Pick out all lines in the listing holding the string "chart" and copy them.

++++++++++

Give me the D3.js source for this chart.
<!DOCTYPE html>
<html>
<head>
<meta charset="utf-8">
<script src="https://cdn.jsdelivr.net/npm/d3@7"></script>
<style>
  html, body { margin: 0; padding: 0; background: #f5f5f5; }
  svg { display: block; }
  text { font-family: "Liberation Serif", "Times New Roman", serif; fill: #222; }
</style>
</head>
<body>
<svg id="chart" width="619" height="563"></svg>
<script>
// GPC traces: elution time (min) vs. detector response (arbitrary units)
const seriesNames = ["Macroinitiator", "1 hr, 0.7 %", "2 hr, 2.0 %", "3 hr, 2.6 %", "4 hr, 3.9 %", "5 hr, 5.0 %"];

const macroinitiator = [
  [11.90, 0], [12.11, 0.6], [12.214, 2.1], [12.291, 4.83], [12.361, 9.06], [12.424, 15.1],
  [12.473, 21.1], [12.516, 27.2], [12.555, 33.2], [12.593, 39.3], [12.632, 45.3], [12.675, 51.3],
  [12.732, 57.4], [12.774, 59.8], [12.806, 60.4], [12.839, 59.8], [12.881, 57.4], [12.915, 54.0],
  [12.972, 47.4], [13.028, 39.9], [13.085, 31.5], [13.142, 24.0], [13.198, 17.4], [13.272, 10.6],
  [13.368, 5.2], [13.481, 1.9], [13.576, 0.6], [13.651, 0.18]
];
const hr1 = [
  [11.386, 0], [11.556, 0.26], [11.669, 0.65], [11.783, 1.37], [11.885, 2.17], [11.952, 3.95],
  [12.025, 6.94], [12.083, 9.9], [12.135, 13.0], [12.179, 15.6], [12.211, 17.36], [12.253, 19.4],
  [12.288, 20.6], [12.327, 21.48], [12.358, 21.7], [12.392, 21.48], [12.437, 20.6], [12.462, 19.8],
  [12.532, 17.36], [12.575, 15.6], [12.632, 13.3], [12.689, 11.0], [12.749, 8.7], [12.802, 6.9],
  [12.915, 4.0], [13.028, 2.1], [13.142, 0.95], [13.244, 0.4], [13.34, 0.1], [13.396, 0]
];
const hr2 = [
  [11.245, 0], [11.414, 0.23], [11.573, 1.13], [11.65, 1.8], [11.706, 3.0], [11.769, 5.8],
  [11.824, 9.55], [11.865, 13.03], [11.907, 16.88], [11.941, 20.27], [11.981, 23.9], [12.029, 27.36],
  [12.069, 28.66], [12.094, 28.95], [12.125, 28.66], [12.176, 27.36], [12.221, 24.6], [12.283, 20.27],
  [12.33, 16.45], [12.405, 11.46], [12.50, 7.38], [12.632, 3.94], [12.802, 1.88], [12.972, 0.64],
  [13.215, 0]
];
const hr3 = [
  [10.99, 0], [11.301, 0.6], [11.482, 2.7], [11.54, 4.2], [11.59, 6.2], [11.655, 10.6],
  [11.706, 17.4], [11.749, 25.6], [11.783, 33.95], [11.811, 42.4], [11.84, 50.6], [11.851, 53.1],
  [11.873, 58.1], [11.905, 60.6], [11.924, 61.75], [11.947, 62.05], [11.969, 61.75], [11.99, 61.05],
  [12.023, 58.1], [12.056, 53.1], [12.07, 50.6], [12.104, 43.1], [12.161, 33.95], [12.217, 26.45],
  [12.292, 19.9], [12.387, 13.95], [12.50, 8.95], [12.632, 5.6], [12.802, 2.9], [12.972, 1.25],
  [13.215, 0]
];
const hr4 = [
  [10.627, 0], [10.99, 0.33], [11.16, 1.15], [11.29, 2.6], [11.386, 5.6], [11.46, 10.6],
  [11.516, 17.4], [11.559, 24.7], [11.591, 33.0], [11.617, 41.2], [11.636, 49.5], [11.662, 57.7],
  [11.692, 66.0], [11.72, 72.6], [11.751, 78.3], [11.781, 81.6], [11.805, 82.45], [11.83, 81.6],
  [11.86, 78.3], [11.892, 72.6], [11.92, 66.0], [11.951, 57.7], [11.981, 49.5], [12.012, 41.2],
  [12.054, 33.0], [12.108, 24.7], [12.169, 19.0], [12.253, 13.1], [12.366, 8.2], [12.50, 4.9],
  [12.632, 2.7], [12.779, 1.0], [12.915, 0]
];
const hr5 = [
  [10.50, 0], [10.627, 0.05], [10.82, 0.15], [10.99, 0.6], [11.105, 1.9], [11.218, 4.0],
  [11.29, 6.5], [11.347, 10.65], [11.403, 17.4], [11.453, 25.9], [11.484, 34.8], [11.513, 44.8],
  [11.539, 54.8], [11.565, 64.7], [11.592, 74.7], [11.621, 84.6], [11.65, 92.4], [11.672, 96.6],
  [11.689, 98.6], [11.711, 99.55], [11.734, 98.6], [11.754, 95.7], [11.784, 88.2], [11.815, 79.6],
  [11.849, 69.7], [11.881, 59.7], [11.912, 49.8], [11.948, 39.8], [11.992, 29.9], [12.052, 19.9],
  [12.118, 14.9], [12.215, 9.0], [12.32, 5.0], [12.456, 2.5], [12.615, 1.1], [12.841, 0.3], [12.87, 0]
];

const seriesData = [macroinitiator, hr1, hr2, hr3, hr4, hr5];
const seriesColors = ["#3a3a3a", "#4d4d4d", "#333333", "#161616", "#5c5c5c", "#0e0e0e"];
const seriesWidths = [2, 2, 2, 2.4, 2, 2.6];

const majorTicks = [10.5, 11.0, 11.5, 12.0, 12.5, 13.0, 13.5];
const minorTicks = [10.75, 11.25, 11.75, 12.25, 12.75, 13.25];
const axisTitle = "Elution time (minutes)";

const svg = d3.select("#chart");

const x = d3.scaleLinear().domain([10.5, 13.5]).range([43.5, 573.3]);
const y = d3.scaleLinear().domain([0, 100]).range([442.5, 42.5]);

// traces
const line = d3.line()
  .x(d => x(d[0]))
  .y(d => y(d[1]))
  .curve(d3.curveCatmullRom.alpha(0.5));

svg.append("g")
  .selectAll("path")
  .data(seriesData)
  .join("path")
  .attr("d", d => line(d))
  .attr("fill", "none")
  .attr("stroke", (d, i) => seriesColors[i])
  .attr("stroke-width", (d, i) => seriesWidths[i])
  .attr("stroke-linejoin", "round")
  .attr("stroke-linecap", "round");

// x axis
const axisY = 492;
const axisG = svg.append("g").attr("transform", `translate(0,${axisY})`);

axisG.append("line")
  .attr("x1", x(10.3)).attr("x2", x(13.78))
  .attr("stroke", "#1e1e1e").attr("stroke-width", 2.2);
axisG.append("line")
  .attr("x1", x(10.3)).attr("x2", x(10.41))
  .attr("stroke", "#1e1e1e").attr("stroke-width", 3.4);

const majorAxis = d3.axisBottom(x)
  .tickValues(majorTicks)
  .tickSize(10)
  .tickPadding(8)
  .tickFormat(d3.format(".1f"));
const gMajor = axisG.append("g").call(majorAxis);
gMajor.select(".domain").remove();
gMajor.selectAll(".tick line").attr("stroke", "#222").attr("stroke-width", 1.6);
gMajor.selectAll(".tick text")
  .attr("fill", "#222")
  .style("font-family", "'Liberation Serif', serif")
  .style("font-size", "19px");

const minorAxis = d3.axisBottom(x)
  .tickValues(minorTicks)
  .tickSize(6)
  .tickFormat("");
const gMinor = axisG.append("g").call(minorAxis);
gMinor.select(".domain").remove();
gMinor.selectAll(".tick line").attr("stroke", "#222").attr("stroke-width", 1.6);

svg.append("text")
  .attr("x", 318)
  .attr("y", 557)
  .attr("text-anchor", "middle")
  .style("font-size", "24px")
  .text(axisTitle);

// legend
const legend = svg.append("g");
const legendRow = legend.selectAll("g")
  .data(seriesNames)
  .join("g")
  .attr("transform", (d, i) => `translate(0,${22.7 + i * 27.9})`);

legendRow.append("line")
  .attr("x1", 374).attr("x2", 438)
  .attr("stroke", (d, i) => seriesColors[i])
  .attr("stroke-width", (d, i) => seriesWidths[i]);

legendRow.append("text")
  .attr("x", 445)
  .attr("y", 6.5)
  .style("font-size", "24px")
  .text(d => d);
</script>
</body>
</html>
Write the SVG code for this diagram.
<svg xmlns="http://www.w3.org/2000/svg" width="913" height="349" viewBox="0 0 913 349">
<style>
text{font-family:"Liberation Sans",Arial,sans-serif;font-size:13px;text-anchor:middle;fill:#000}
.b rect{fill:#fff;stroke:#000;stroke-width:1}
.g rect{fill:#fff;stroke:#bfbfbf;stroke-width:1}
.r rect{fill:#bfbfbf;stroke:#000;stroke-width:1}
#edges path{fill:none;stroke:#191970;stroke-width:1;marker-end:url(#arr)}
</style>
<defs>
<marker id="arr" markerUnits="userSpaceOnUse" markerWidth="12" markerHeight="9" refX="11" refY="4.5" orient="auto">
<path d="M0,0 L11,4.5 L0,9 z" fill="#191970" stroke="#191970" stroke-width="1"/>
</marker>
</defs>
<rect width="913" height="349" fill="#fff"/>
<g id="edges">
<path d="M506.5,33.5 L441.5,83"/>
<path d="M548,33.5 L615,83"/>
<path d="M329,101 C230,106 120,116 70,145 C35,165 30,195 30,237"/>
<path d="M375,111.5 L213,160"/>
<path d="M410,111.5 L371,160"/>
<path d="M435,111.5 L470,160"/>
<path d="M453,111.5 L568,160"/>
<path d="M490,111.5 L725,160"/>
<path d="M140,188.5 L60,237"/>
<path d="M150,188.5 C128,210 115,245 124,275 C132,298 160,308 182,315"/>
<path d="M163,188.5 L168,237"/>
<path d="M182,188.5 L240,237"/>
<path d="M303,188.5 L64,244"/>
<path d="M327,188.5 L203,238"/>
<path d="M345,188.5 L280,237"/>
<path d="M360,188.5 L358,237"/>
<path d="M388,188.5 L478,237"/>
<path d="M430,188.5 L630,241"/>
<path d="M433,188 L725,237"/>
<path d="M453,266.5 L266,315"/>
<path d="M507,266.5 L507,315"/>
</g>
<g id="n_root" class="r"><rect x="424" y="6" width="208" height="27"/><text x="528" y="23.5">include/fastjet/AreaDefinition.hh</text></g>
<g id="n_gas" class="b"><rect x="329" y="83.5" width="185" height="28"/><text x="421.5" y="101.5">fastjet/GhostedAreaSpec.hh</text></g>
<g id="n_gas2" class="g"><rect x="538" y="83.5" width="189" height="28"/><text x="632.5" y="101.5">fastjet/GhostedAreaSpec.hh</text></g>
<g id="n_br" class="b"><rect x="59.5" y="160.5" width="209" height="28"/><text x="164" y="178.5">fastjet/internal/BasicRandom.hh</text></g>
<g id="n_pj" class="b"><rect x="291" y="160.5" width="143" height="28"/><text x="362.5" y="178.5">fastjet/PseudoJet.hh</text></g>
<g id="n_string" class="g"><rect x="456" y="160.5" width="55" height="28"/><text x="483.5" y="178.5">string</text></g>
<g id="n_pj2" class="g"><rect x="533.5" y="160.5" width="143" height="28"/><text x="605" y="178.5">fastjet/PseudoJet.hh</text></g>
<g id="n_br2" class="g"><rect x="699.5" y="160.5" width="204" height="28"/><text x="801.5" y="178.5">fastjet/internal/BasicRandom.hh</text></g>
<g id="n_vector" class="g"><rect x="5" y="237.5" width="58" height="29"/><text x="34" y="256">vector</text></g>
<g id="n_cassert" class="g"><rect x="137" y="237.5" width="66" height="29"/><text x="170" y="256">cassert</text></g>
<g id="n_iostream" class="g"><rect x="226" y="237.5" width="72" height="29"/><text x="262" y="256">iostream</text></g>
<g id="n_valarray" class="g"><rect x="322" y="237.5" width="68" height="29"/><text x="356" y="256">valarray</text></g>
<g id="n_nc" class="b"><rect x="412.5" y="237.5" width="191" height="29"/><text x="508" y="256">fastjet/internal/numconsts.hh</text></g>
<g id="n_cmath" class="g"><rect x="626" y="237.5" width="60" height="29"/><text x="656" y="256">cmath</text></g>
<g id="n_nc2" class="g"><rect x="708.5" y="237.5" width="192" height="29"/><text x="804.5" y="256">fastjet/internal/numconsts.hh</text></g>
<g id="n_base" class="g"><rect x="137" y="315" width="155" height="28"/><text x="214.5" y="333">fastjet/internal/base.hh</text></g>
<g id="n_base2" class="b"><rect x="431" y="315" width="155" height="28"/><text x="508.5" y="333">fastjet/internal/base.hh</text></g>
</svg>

++++++++++

#### Written answer
Give me the D3.js source for this chart.
<svg id="chart" width="619" height="563"></svg>
const svg = d3.select("#chart");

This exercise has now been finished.